# Records supplied start

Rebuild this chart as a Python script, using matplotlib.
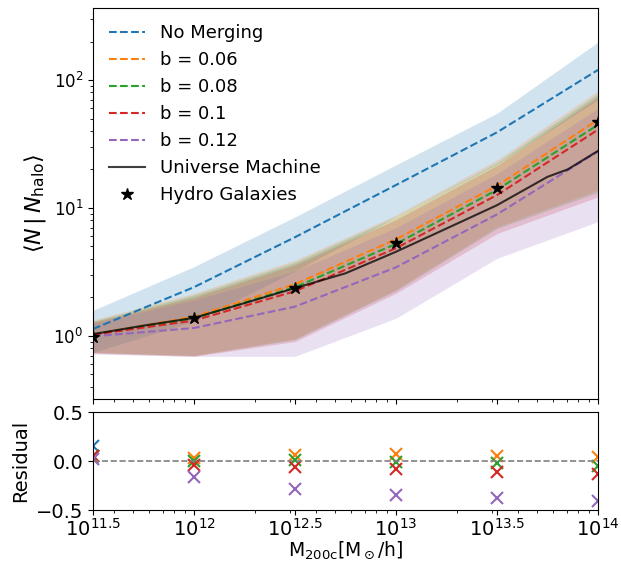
import numpy as np
import matplotlib
matplotlib.use("Agg")
import matplotlib.pyplot as plt

# ---------------- data ----------------
log_mass = [11.5, 12.0, 12.5, 13.0, 13.5, 14.0]

hydro = [0.97, 1.37, 2.38, 5.28, 14.2, 47.0]

no_merging = [1.13, 2.4, 5.9, 15.1, 39.0, 120.0]
no_merging_lo = [0.74, 1.3, 3.2, 8.5, 22.0, 70.0]
no_merging_hi = [1.58, 3.47, 8.5, 21.7, 55.0, 198.0]

b_labels = ["b = 0.06", "b = 0.08", "b = 0.1", "b = 0.12"]
b006 = [1.02, 1.41, 2.53, 5.68, 14.9, 48.9]
b008 = [1.02, 1.37, 2.40, 5.23, 13.85, 44.7]
b010 = [1.02, 1.315, 2.23, 4.84, 12.6, 40.9]
b012 = [0.99, 1.15, 1.69, 3.43, 8.9, 27.7]

b006_hi = [1.33, 2.15, 3.9, 8.8, 23.7, 82.6]
b008_hi = [1.30, 2.08, 3.75, 8.5, 22.5, 78.0]
b010_hi = [1.28, 2.0, 3.6, 8.1, 21.5, 74.0]
b012_hi = [1.25, 1.9, 3.2, 7.0, 18.5, 60.0]

b006_lo = [0.74, 0.70, 0.95, 2.30, 7.1, 13.8]
b008_lo = [0.74, 0.70, 0.93, 2.25, 6.9, 13.2]
b010_lo = [0.73, 0.69, 0.90, 2.15, 6.3, 12.2]
b012_lo = [0.72, 0.69, 0.69, 1.37, 4.03, 7.8]

um_log_mass = [11.5, 11.75, 12.0, 12.25, 12.5, 12.75, 13.0, 13.25, 13.5, 13.75, 13.85, 14.0]
um_values = [1.03, 1.2, 1.38, 1.8, 2.36, 3.08, 4.54, 6.9, 10.5, 17.5, 20.0, 27.9]

res_no_merging = [0.15, 0.75, 1.48, 1.86, 1.75, 1.55]
res_b006 = [0.05, 0.03, 0.065, 0.075, 0.05, 0.04]
res_b008 = [0.05, 0.0, 0.01, -0.01, -0.025, -0.05]
res_b010 = [0.05, -0.04, -0.065, -0.083, -0.11, -0.13]
res_b012 = [0.02, -0.16, -0.29, -0.35, -0.375, -0.41]

xtick_exps = [11.5, 12, 12.5, 13, 13.5, 14]
xtick_labels = [r"$10^{11.5}$", r"$10^{12}$", r"$10^{12.5}$", r"$10^{13}$",
                r"$10^{13.5}$", r"$10^{14}$"]

# ---------------- plot ----------------
mass = 10 ** np.array(log_mass)
um_mass = 10 ** np.array(um_log_mass)

fig = plt.figure(figsize=(6.21, 5.62), dpi=100)
ax = fig.add_axes([0.1498, 0.29, 0.8132, 0.6958])
axr = fig.add_axes([0.1498, 0.0925, 0.8132, 0.1744])

colors = ["C0", "C1", "C2", "C3", "C4"]
lines = [no_merging, b006, b008, b010, b012]
los = [no_merging_lo, b006_lo, b008_lo, b010_lo, b012_lo]
his = [no_merging_hi, b006_hi, b008_hi, b010_hi, b012_hi]
labels = ["No Merging"] + b_labels
resids = [res_no_merging, res_b006, res_b008, res_b010, res_b012]

for c, y, lo, hi, lab in zip(colors, lines, los, his, labels):
    ax.fill_between(mass, lo, hi, color=c, alpha=0.2, linewidth=0)
    ax.plot(mass, y, ls="--", color=c, lw=1.5, label=lab)

ax.plot(um_mass, um_values, color="k", lw=1.5, alpha=0.75, label="Universe Machine")
ax.plot(mass, hydro, ls="none", marker="*", color="k", markersize=9,
        label="Hydro Galaxies")

ax.set_xscale("log")
ax.set_yscale("log")
ax.set_xlim(10 ** 11.5, 10 ** 14)
ax.set_ylim(0.32, 366)
ax.set_xticks(10 ** np.array(xtick_exps))
ax.set_xticklabels([])
ax.tick_params(axis="x", which="both", labelbottom=False)
ax.tick_params(axis="y", labelsize=12)
ax.set_ylabel(r"$\langle N \,|\, N_{\rm halo}\rangle$", fontsize=16)
ax.legend(loc="upper left", frameon=False, fontsize=13)

for c, r in zip(colors, resids):
    axr.plot(mass, r, ls="none", marker="x", color=c, markersize=8, mew=1.5)
axr.axhline(0, color="grey", ls="--", lw=1.2)
axr.set_xscale("log")
axr.set_xlim(10 ** 11.5, 10 ** 14)
axr.set_ylim(-0.5, 0.5)
axr.set_xticks(10 ** np.array(xtick_exps))
axr.set_xticklabels(xtick_labels)
axr.set_yticks([-0.5, 0.0, 0.5])
axr.tick_params(axis="both", labelsize=14)
axr.tick_params(axis="x", pad=2)
axr.set_ylabel("Residual", fontsize=14)
axr.set_xlabel(r"M$_{\rm 200c}$[M$_\odot$/h]", fontsize=13.5, labelpad=0)

fig.savefig("out.png", dpi=100)
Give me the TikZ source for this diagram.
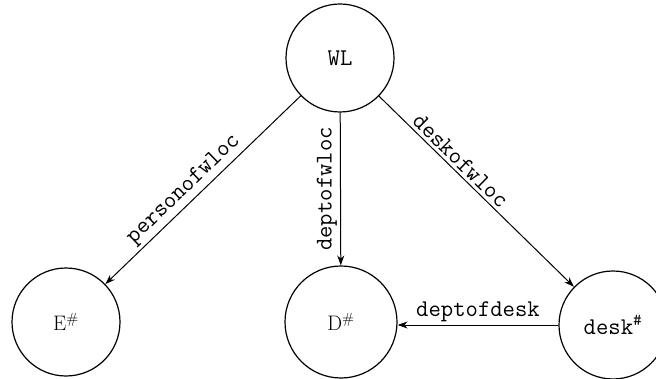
\documentclass[tikz,border=0pt]{standalone}
\usepackage{fontspec}
\usetikzlibrary{arrows.meta}
\begin{document}
\begin{tikzpicture}[x=1pt,y=1pt,
  entity/.style={circle,draw,line width=1.2pt,inner sep=0pt,
    font=\ttfamily\fontsize{24}{27}\selectfont},
  rel/.style={line width=1pt,-{Stealth[length=10pt,width=7pt]}},
  lbl/.style={font=\ttfamily\fontsize{24}{27}\selectfont,inner sep=3pt}]
\useasboundingbox (0,0) rectangle (656,378);
% entity types
\node[entity,minimum size=108pt] (wl)   at (340,320) {WL};
\node[entity,minimum size=108pt] (e)    at (66,56)   {\rmfamily\fontsize{21}{24}\selectfont E\textsuperscript{\#}};
\node[entity,minimum size=112pt] (d)    at (341,56)  {\rmfamily\fontsize{21}{24}\selectfont D\textsuperscript{\#}};
\node[entity,minimum size=108pt] (desk) at (613,53)  {desk\textsuperscript{\#}};
% functional relationships
\draw[rel] (wl) -- node[lbl,pos=0.55,sloped,above] {personofwloc} (e);
\draw[rel] (wl) -- node[lbl,midway,rotate=90,anchor=south] {deptofwloc} (d);
\draw[rel] (wl) -- node[lbl,pos=0.38,sloped,above] {deskofwloc} (desk);
\draw[rel] (desk.west) -- node[lbl,midway,above] {deptofdesk} (desk.west -| d.east);
\end{tikzpicture}
\end{document}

# Records supplied end

→ Required task
Your task is to reproduce all of the material exactly. The pictures stay out.

→ Output of the task
Rebuild this chart as a Python script, using matplotlib.
import numpy as np
import matplotlib
matplotlib.use("Agg")
import matplotlib.pyplot as plt

# ---------------- data ----------------
log_mass = [11.5, 12.0, 12.5, 13.0, 13.5, 14.0]

hydro = [0.97, 1.37, 2.38, 5.28, 14.2, 47.0]

no_merging = [1.13, 2.4, 5.9, 15.1, 39.0, 120.0]
no_merging_lo = [0.74, 1.3, 3.2, 8.5, 22.0, 70.0]
no_merging_hi = [1.58, 3.47, 8.5, 21.7, 55.0, 198.0]

b_labels = ["b = 0.06", "b = 0.08", "b = 0.1", "b = 0.12"]
b006 = [1.02, 1.41, 2.53, 5.68, 14.9, 48.9]
b008 = [1.02, 1.37, 2.40, 5.23, 13.85, 44.7]
b010 = [1.02, 1.315, 2.23, 4.84, 12.6, 40.9]
b012 = [0.99, 1.15, 1.69, 3.43, 8.9, 27.7]

b006_hi = [1.33, 2.15, 3.9, 8.8, 23.7, 82.6]
b008_hi = [1.30, 2.08, 3.75, 8.5, 22.5, 78.0]
b010_hi = [1.28, 2.0, 3.6, 8.1, 21.5, 74.0]
b012_hi = [1.25, 1.9, 3.2, 7.0, 18.5, 60.0]

b006_lo = [0.74, 0.70, 0.95, 2.30, 7.1, 13.8]
b008_lo = [0.74, 0.70, 0.93, 2.25, 6.9, 13.2]
b010_lo = [0.73, 0.69, 0.90, 2.15, 6.3, 12.2]
b012_lo = [0.72, 0.69, 0.69, 1.37, 4.03, 7.8]

um_log_mass = [11.5, 11.75, 12.0, 12.25, 12.5, 12.75, 13.0, 13.25, 13.5, 13.75, 13.85, 14.0]
um_values = [1.03, 1.2, 1.38, 1.8, 2.36, 3.08, 4.54, 6.9, 10.5, 17.5, 20.0, 27.9]

res_no_merging = [0.15, 0.75, 1.48, 1.86, 1.75, 1.55]
res_b006 = [0.05, 0.03, 0.065, 0.075, 0.05, 0.04]
res_b008 = [0.05, 0.0, 0.01, -0.01, -0.025, -0.05]
res_b010 = [0.05, -0.04, -0.065, -0.083, -0.11, -0.13]
res_b012 = [0.02, -0.16, -0.29, -0.35, -0.375, -0.41]

xtick_exps = [11.5, 12, 12.5, 13, 13.5, 14]
xtick_labels = [r"$10^{11.5}$", r"$10^{12}$", r"$10^{12.5}$", r"$10^{13}$",
                r"$10^{13.5}$", r"$10^{14}$"]

# ---------------- plot ----------------
mass = 10 ** np.array(log_mass)
um_mass = 10 ** np.array(um_log_mass)

fig = plt.figure(figsize=(6.21, 5.62), dpi=100)
ax = fig.add_axes([0.1498, 0.29, 0.8132, 0.6958])
axr = fig.add_axes([0.1498, 0.0925, 0.8132, 0.1744])

colors = ["C0", "C1", "C2", "C3", "C4"]
lines = [no_merging, b006, b008, b010, b012]
los = [no_merging_lo, b006_lo, b008_lo, b010_lo, b012_lo]
his = [no_merging_hi, b006_hi, b008_hi, b010_hi, b012_hi]
labels = ["No Merging"] + b_labels
resids = [res_no_merging, res_b006, res_b008, res_b010, res_b012]

for c, y, lo, hi, lab in zip(colors, lines, los, his, labels):
    ax.fill_between(mass, lo, hi, color=c, alpha=0.2, linewidth=0)
    ax.plot(mass, y, ls="--", color=c, lw=1.5, label=lab)

ax.plot(um_mass, um_values, color="k", lw=1.5, alpha=0.75, label="Universe Machine")
ax.plot(mass, hydro, ls="none", marker="*", color="k", markersize=9,
        label="Hydro Galaxies")

ax.set_xscale("log")
ax.set_yscale("log")
ax.set_xlim(10 ** 11.5, 10 ** 14)
ax.set_ylim(0.32, 366)
ax.set_xticks(10 ** np.array(xtick_exps))
ax.set_xticklabels([])
ax.tick_params(axis="x", which="both", labelbottom=False)
ax.tick_params(axis="y", labelsize=12)
ax.set_ylabel(r"$\langle N \,|\, N_{\rm halo}\rangle$", fontsize=16)
ax.legend(loc="upper left", frameon=False, fontsize=13)

for c, r in zip(colors, resids):
    axr.plot(mass, r, ls="none", marker="x", color=c, markersize=8, mew=1.5)
axr.axhline(0, color="grey", ls="--", lw=1.2)
axr.set_xscale("log")
axr.set_xlim(10 ** 11.5, 10 ** 14)
axr.set_ylim(-0.5, 0.5)
axr.set_xticks(10 ** np.array(xtick_exps))
axr.set_xticklabels(xtick_labels)
axr.set_yticks([-0.5, 0.0, 0.5])
axr.tick_params(axis="both", labelsize=14)
axr.tick_params(axis="x", pad=2)
axr.set_ylabel("Residual", fontsize=14)
axr.set_xlabel(r"M$_{\rm 200c}$[M$_\odot$/h]", fontsize=13.5, labelpad=0)

fig.savefig("out.png", dpi=100)
Give me the TikZ source for this diagram.
\documentclass[tikz,border=0pt]{standalone}
\usepackage{fontspec}
\usetikzlibrary{arrows.meta}
\begin{document}
\begin{tikzpicture}[x=1pt,y=1pt,
  entity/.style={circle,draw,line width=1.2pt,inner sep=0pt,
    font=\ttfamily\fontsize{24}{27}\selectfont},
  rel/.style={line width=1pt,-{Stealth[length=10pt,width=7pt]}},
  lbl/.style={font=\ttfamily\fontsize{24}{27}\selectfont,inner sep=3pt}]
\useasboundingbox (0,0) rectangle (656,378);
% entity types
\node[entity,minimum size=108pt] (wl)   at (340,320) {WL};
\node[entity,minimum size=108pt] (e)    at (66,56)   {\rmfamily\fontsize{21}{24}\selectfont E\textsuperscript{\#}};
\node[entity,minimum size=112pt] (d)    at (341,56)  {\rmfamily\fontsize{21}{24}\selectfont D\textsuperscript{\#}};
\node[entity,minimum size=108pt] (desk) at (613,53)  {desk\textsuperscript{\#}};
% functional relationships
\draw[rel] (wl) -- node[lbl,pos=0.55,sloped,above] {personofwloc} (e);
\draw[rel] (wl) -- node[lbl,midway,rotate=90,anchor=south] {deptofwloc} (d);
\draw[rel] (wl) -- node[lbl,pos=0.38,sloped,above] {deskofwloc} (desk);
\draw[rel] (desk.west) -- node[lbl,midway,above] {deptofdesk} (desk.west -| d.east);
\end{tikzpicture}
\end{document}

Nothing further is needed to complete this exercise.